Corporate compliance is something that can keep even the most seasoned leaders awake at night. Oftentimes, questions like, “Have I done enough to ensure my workplace is the best place for my employees to work?” and, “What if I have forgotten a critical area of compliance training that could put my organization at risk?” can dominate the mind. These are valid concerns, however, compliance isn’t just about checking a box. It’s about something bigger -- the future of your organization.
According to an article in HR Dive, 2019 signals the start of placing diversity and inclusion at the forefront of organizations. The #MeToo movement, which put sexual harassment in the spotlight, and the continued push for pay equity are making it increasingly important for employers to offer structured training to address these and other workplace matters.
Training is preventative, not reactive
It’s important to start thinking about compliance training as a resource for preventing problems in the organization. Consider, for example, diversity and inclusion compliance training, which, when effective, raises employee awareness so that they can start to see things differently. An open mind can begin to understand the value of diversity in the workplace increases the level of respect that employees have for each other. Inclusion then becomes a more organic process that doesn’t require enforcement.
Now, we are not deterring from the need for training, as compliance is one of those areas that require it. What we are proposing is that compliance can and should be a measure of prevention rather than a reaction to problems.
Reducing risk by increasing awareness sensitivity
What drives many organizational leaders to seek out compliance training is the fear that they are somehow putting the employees and the business at risk. After all, there have been too many cases where a serious claim has come up and zero compliance training was in place. Coming from a place of fear is not a good way to view compliance.
Let’s switch this way of thinking for a second. Suppose that your company has a basic compliance program in place to address things like safety and information privacy. These are pretty much standard for all organizations. How does this training benefit your organization other than protecting you from a potential violation? Do employees benefit other than becoming more aware of their environment? It’s actually for an organization’s benefit of being able to prove compliance.
When it comes to training for less procedural aspects of the business, like diversity and cultural tolerance, the increase in value tends to lean towards employees. They are the factors that are influential in the overall brand and culture of your business. Change this and all other matters can be managed from a place of high-level thinking.
Importance of designing an employee compliance strategy
Compliance should not be approached in a casual unstructured way. It is far better to have a well-designed program that teaches core ideas of compliance. In diversity training, the foundation for appreciating people from all backgrounds requires a great deal of education. This is the area where ideas and attitudes can be transformed.
Focused training on inclusion then reinforces this value by teaching employees real-world skills they can use to demonstrate respect and collaborate with others. For example, how to help employees from other backgrounds share their ideas, how to make sure everyone has a say in projects, and when to intervene if you think someone is being disrespected or left out.

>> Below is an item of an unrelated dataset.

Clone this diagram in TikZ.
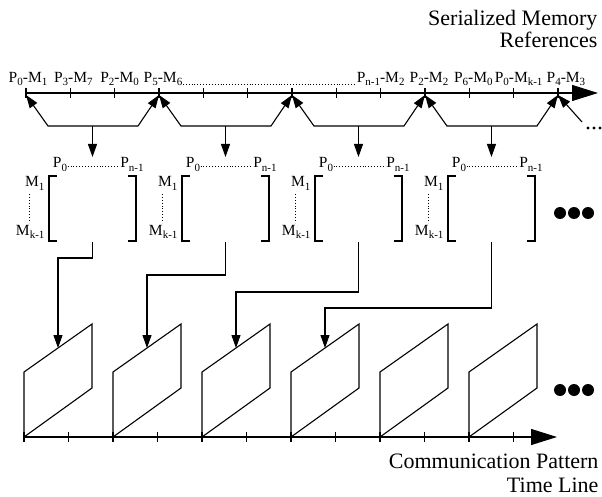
\documentclass[tikz,border=0pt]{standalone}
\usepackage{fontspec}
\setmainfont{Liberation Serif}
\usetikzlibrary{arrows.meta}
\newcommand{\lo}[1]{\raisebox{-3pt}{\fontsize{11}{11}\selectfont #1}}
\begin{document}
\begin{tikzpicture}[x=1pt,y=-1pt,line width=1.1pt,
  lab/.style={font=\fontsize{15.5}{16}\selectfont,inner sep=0pt},
  ttl/.style={font=\fontsize{22}{24}\selectfont,inner sep=0pt,anchor=base east},
  bigtip/.style={-{Triangle[length=26pt,width=16pt]}},
  onetip/.style={-{Triangle[length=13pt,width=9pt]}},
  twotip/.style={{Triangle[length=13pt,width=9pt]}-{Triangle[length=13pt,width=9pt]}},
  dotline/.style={dotted,line width=0.9pt},
]
\useasboundingbox (0,0) rectangle (602,497);

% titles
\node[ttl] (t1) at (598,26) {Serialized Memory};
\node[ttl] (t2) at (598,48) {References};
\node[ttl] (b1) at (599,468) {Communication Pattern};
\node[ttl] (b2) at (599,492) {Time Line};

% top time line
\foreach \i in {0,...,12} {
  \coordinate (t\i) at ({26+44.33*\i},93);
  \draw ([yshift=5pt]t\i) -- ([yshift=-5pt]t\i);
}
\coordinate (tend) at (598,93);
\draw[bigtip] (t0) -- (tend);

% top labels
\foreach \i/\dx/\txt in {0/2/{P\lo{0}-M\lo{1}},1/3/{P\lo{3}-M\lo{7}},2/5/{P\lo{2}-M\lo{0}},3/4/{P\lo{5}-M\lo{6}},
  8/0/{P\lo{n-1}-M\lo{2}},9/4/{P\lo{2}-M\lo{2}},10/4/{P\lo{6}-M\lo{0}},11/5/{P\lo{0}-M\lo{k-1}},12/8/{P\lo{4}-M\lo{3}}} {
  \node[lab,anchor=base] (l\i) at ([xshift=\dx pt,yshift=10pt]t\i) {\txt};
}
\draw[dotline] ([yshift=-1pt]l3.base east) -- ([yshift=-1pt]l8.base west);

% selection brackets with arrows
\foreach \k in {0,...,3} {
  \pgfmathtruncatemacro\a{3*\k}
  \pgfmathtruncatemacro\b{3*\k+3}
  \pgfmathsetmacro\xa{26+44.33*\a}
  \pgfmathsetmacro\xb{26+44.33*\b}
  \pgfmathsetmacro\xm{(\xa+\xb)/2}
  \coordinate (pa\k) at ({\xa+22},126);
  \coordinate (pb\k) at ({\xb-21},126);
  \coordinate (pm\k) at (\xm,126);
  \draw[twotip] ([yshift=-2pt]t\a) -- (pa\k) -- (pb\k) -- ([yshift=-2pt]t\b);
  % matrix
  \pgfmathsetmacro\L{\xm-43.5}
  \pgfmathsetmacro\R{\xm+43.5}
  \coordinate (mt\k) at (\xm,157);
  \coordinate (mb\k) at (\xm,242);
  \draw[onetip] (pm\k) -- (mt\k);
  \draw ({\L+8},176) -- (\L,176) -- (\L,241) -- ({\L+8},241);
  \draw ({\R-8},176) -- (\R,176) -- (\R,241) -- ({\R-8},241);
  \node[lab,anchor=base] (p0\k) at ({\L+11},168) {P\lo{0}};
  \node[lab,anchor=base] (pn\k) at ({\R-4},168) {P\lo{n-1}};
  \draw[dotline] ([yshift=2pt]p0\k.base east) -- ([yshift=2pt]pn\k.base west);
  \node[lab,anchor=base east] (m1\k) at ({\L-4},187) {M\lo{1}};
  \node[lab,anchor=base east] (mk\k) at ({\L-4},235) {M\lo{k-1}};
  \draw[dotline] ({\L-20},194) -- ({\L-20},223);
}
\coordinate (pe) at (582,122);
\draw[onetip] (pe) -- ([yshift=-2pt]t12);
\foreach \x in {588,594,600} \fill (\x,128) circle (1.6pt);

% matrix dots
\foreach \x in {560,574,588} \fill (\x,213) circle (6pt);

% bottom time line
\foreach \i in {0,...,11} {
  \coordinate (b\i) at ({24+44.5*\i},437);
  \draw ([yshift=5pt]b\i) -- ([yshift=-5pt]b\i);
}
\coordinate (bend) at (557,437);
\draw[bigtip] (b0) -- (bend);

% parallelograms
\foreach \k in {0,...,5} {
  \pgfmathsetmacro\Q{24+89*\k}
  \draw ({\Q},437) -- ({\Q+68},388) -- ({\Q+68},324) -- ({\Q},372) -- cycle;
  \coordinate (q\k) at ({\Q+34},348);
}
\foreach \x in {560,574,588} \fill (\x,390) circle (6pt);

% connectors matrix -> communication pattern
\foreach \k/\yy in {0/258,1/275,2/292,3/308} {
  \draw[onetip] (mb\k) -- (mb\k |- 0,\yy) -- (q\k |- 0,\yy) -- (q\k);
}
\end{tikzpicture}
\end{document}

Creating a culture immune to unpleasant employee behavior
As you can surmise, compliance training in diversity and inclusion is much more than just ticking off a list somewhere to prove it’s done. It is an ongoing effort to change the corporate culture to prevent it from ever becoming prone to unpleasant and unwanted employee behaviors.
Organizations that put effort into making diversity and inclusion meaningful to their culture actually produce an environment in which the culture can become immune to negative behaviors. It also gives the organization a better brand in the industry as people learn this is a priority. This is good for business as it attracts and helps retain talent.